Meditation in everyday life. Frankfurt, 1994
Buddhist Ethics and its Relation to Wisdom and Compassion
12 – 14 February, 1994
Edited by Barbara Terris
The Buddha’s teachings are radical, disturbing—they turn our world upside-down and shift the basis of who we think we are. Everything that we know, everything that we’re connected with, is still here, but we start to see it differently.
Buddhism is primarily an ethical view in which responsibility for others can never be abandoned. Having been born into this world of subject and object, one cannot simply liberate ‘subject’ and leave ‘object’ to its own devices. Taking refuge means having an awareness or other peoples’ suffering because one of the things that we need refuge from is suffering, and the cause of suffering is the attachment that gives us the sense of a self that is separate from other people.
It is attachment to our sense of who we are that stops us becoming what we might become.

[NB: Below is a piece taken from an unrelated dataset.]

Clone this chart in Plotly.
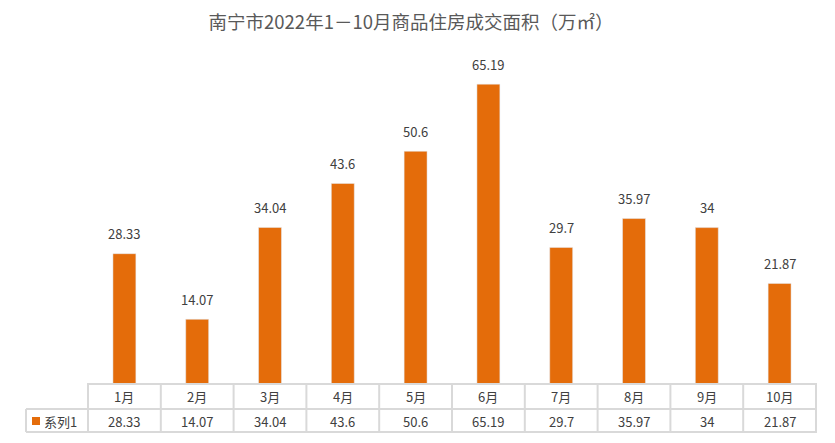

We look at the world through our values, our beliefs and assumptions, our likes and dislikes. We don’t simply say “I like this cheese” which would indicate our relationship to it, but we say, “This is a really good cheese”. In this way the ‘goodness’ seems to be inherent in the object. However for someone else it might be a very ‘bad’ cheese. Our ‘truth’ is only an opinion, is only the view from here.
Relax into your own ground, the natural perfection of your own presence. Experience its limitless infinity and see directly that it is the ground, the source and the field of all experience. This is your home territory, this is where you belong. So why not relax and enjoy it?